▶ **Goal**
Quote, verbatim, all material below, without pictures.

▶ **Raw data**
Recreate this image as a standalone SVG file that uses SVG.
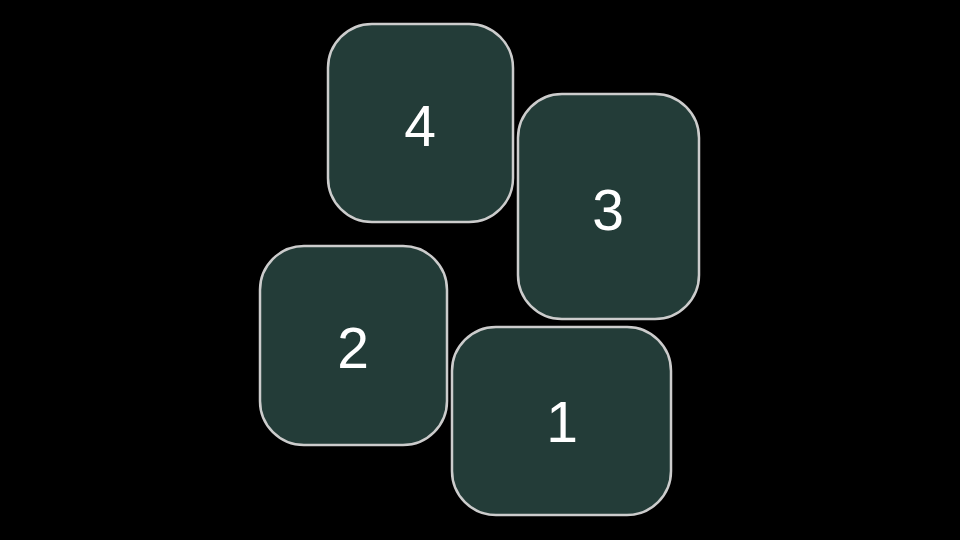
<svg xmlns="http://www.w3.org/2000/svg" width="960" height="540" viewBox="0 0 960 540">
<style>
.box{fill:#233c38;stroke:#cccccc;stroke-width:2.5}
.lbl{fill:#ffffff;font-family:"Liberation Sans",Arial,sans-serif;font-size:57px;text-anchor:middle}
</style>
<rect width="960" height="540" fill="#000000"/>
<g id="node4"><rect class="box" x="328" y="24" width="185" height="198" rx="44"/><text class="lbl" x="420" y="146">4</text></g>
<g id="node3"><rect class="box" x="518" y="94" width="181" height="225" rx="44"/><text class="lbl" x="608" y="230">3</text></g>
<g id="node2"><rect class="box" x="260" y="246" width="187" height="199" rx="44"/><text class="lbl" x="353" y="368">2</text></g>
<g id="node1"><rect class="box" x="452" y="327" width="219" height="188" rx="44"/><text class="lbl" x="562" y="442">1</text></g>
<g id="connectors"/>
</svg>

▶ **Expected answer**
Recreate this image as a standalone SVG file that uses SVG.
<svg xmlns="http://www.w3.org/2000/svg" width="960" height="540" viewBox="0 0 960 540">
<style>
.box{fill:#233c38;stroke:#cccccc;stroke-width:2.5}
.lbl{fill:#ffffff;font-family:"Liberation Sans",Arial,sans-serif;font-size:57px;text-anchor:middle}
</style>
<rect width="960" height="540" fill="#000000"/>
<g id="node4"><rect class="box" x="328" y="24" width="185" height="198" rx="44"/><text class="lbl" x="420" y="146">4</text></g>
<g id="node3"><rect class="box" x="518" y="94" width="181" height="225" rx="44"/><text class="lbl" x="608" y="230">3</text></g>
<g id="node2"><rect class="box" x="260" y="246" width="187" height="199" rx="44"/><text class="lbl" x="353" y="368">2</text></g>
<g id="node1"><rect class="box" x="452" y="327" width="219" height="188" rx="44"/><text class="lbl" x="562" y="442">1</text></g>
<g id="connectors"/>
</svg>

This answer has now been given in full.